## BEGIN
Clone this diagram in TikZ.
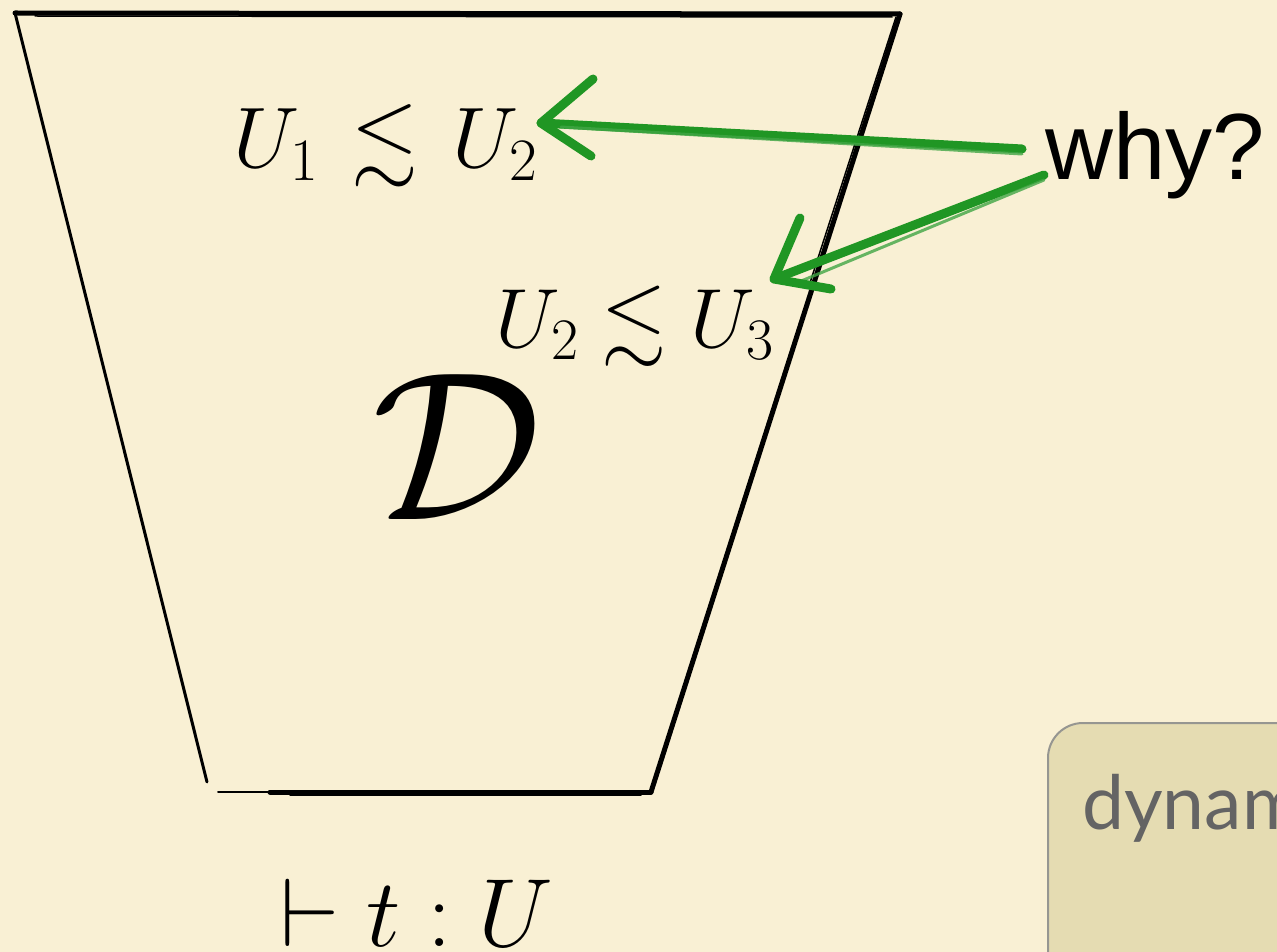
\RequirePackage{fix-cm}
\documentclass[tikz,border=0pt]{standalone}
\usepackage{fontspec}
\usepackage{amssymb}
\usetikzlibrary{calc}
\newfontfamily\whyfont{Liberation Sans}
\newfontfamily\boxfont{Lato}
\definecolor{paper}{RGB}{249,240,212}
\definecolor{brushgreen}{RGB}{32,150,36}
\definecolor{boxfill}{RGB}{229,220,178}
\definecolor{boxline}{RGB}{150,150,145}
\definecolor{boxtext}{RGB}{100,100,100}
\tikzset{
  txt/.style={inner sep=0pt, anchor=base west, text=black},
  edge/.style={draw=black, line cap=round, line join=round},
  brush/.style={draw=brushgreen, line width=9pt, line cap=round, line join=round},
  brushthin/.style={draw=brushgreen!85!white, line width=3pt, line cap=round, opacity=0.8},
}
\begin{document}
\begin{tikzpicture}[x=1pt,y=-1pt]
\useasboundingbox (0,0) rectangle (1277,952);
\clip (0,0) rectangle (1277,952);
\fill[paper] (0,0) rectangle (1277,952);

% trapezoid corners
\coordinate (tl) at (15,13);
\coordinate (tr) at (900,14);
\coordinate (br) at (651,792);
\coordinate (bl) at (210,792);
\draw[edge, line width=5pt] (tl) -- (tr);
\draw[edge, line width=1.5pt] ([yshift=-3pt,xshift=20pt]tl) -- ([yshift=-3pt,xshift=-8pt]tr);
\draw[edge, line width=5pt] (tr) -- (br);
\draw[edge, line width=1.5pt] ([xshift=-4pt,yshift=-3pt]tr) -- ($([xshift=-4pt]tr)!0.35!([xshift=-4pt]br)$);
\draw[edge, line width=5pt] (br) -- ([xshift=60pt]bl);
\draw[edge, line width=2pt] ([xshift=60pt]bl) -- ([xshift=8pt]bl);
\draw[edge, line width=1.5pt] ([yshift=-3pt,xshift=-10pt]br) -- ([yshift=-3pt,xshift=80pt]bl);
\draw[edge, line width=3pt] ([yshift=10pt,xshift=-3pt]bl) -- (tl);

% texts
\node[txt] (le1) at (233,168) {\fontsize{86}{90}\selectfont$U_1\mathrel{\mkern2mu\lesssim\mkern2mu} U_2$};
\node[txt] (le2) at (495,347) {\fontsize{84}{90}\selectfont$U_2\lesssim U_3$};
\node[txt] (D) at (372,519) {\fontsize{212}{220}\selectfont$\mathcal{D}$};
\node[txt] (judg) at (280,946) {\fontsize{97}{100}\selectfont$\vdash t : U$};
\node[txt] (why) at (1045,180) {\whyfont\fontsize{94}{100}\selectfont why?};

% box (cut by the picture's edge)
\draw[fill=boxfill, draw=boxline, line width=2pt, rounded corners=35pt] (1048,723) rectangle (1400,1050);
\node[txt, text=boxtext] (dyn) at (1082,829) {\boxfont\fontsize{75}{80}\selectfont dynam};

% green arrows
\coordinate (s1) at (1022,149);
\coordinate (t1) at (541,123);
\coordinate (u1) at (593,79);
\coordinate (l1) at (591,156);
\coordinate (s2) at (1044,175);
\coordinate (t2) at (774,279);
\coordinate (u2) at (800,218);
\coordinate (l2) at (831,289);
\draw[brush] (s1) -- (t1);
\draw[brushthin] ([yshift=-5pt]s1) -- ([yshift=-4pt,xshift=20pt]t1);
\draw[brush] (u1) -- (t1) -- (l1);
\draw[brush] (s2) -- (t2);
\draw[brushthin] ([yshift=-5pt]s2) -- ([yshift=-5pt,xshift=20pt]t2);
\draw[brush] (u2) -- (t2) -- (l2);
\end{tikzpicture}
\end{document}
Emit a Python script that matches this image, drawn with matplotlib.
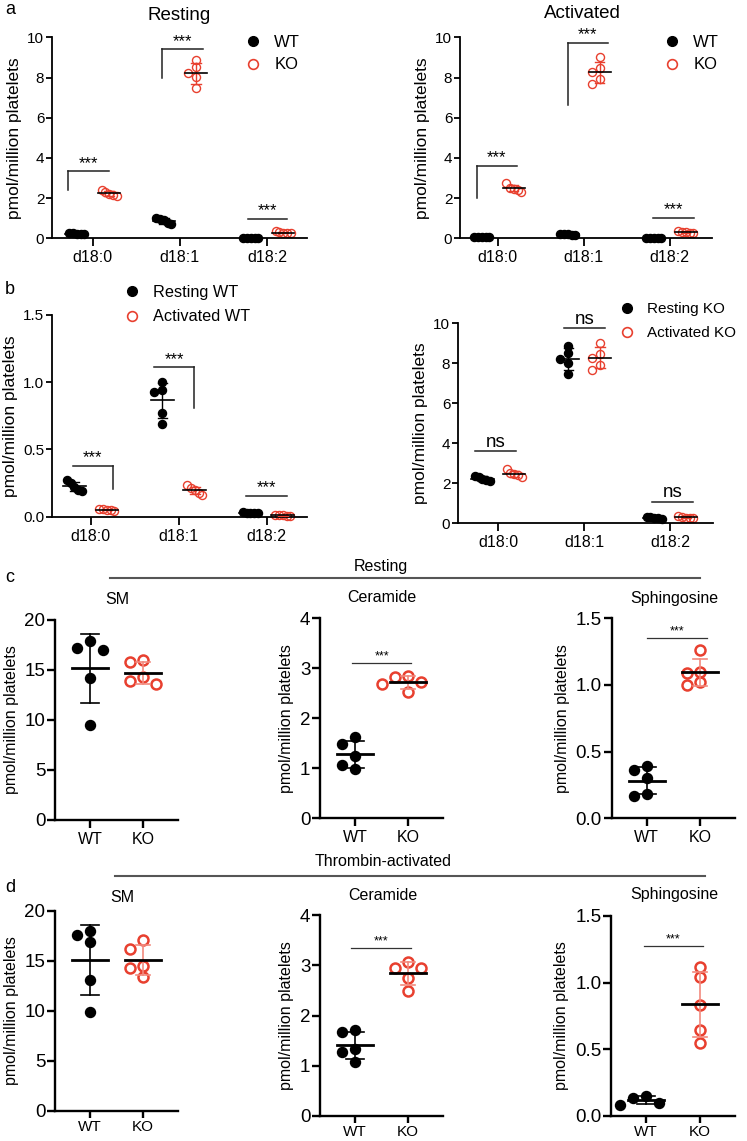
## END
EXERCISE –
Using the records given above, list every line that includes the word "this".

ANSWER TO THE TASK –
Clone this diagram in TikZ.
Emit a Python script that matches this image, drawn with matplotlib.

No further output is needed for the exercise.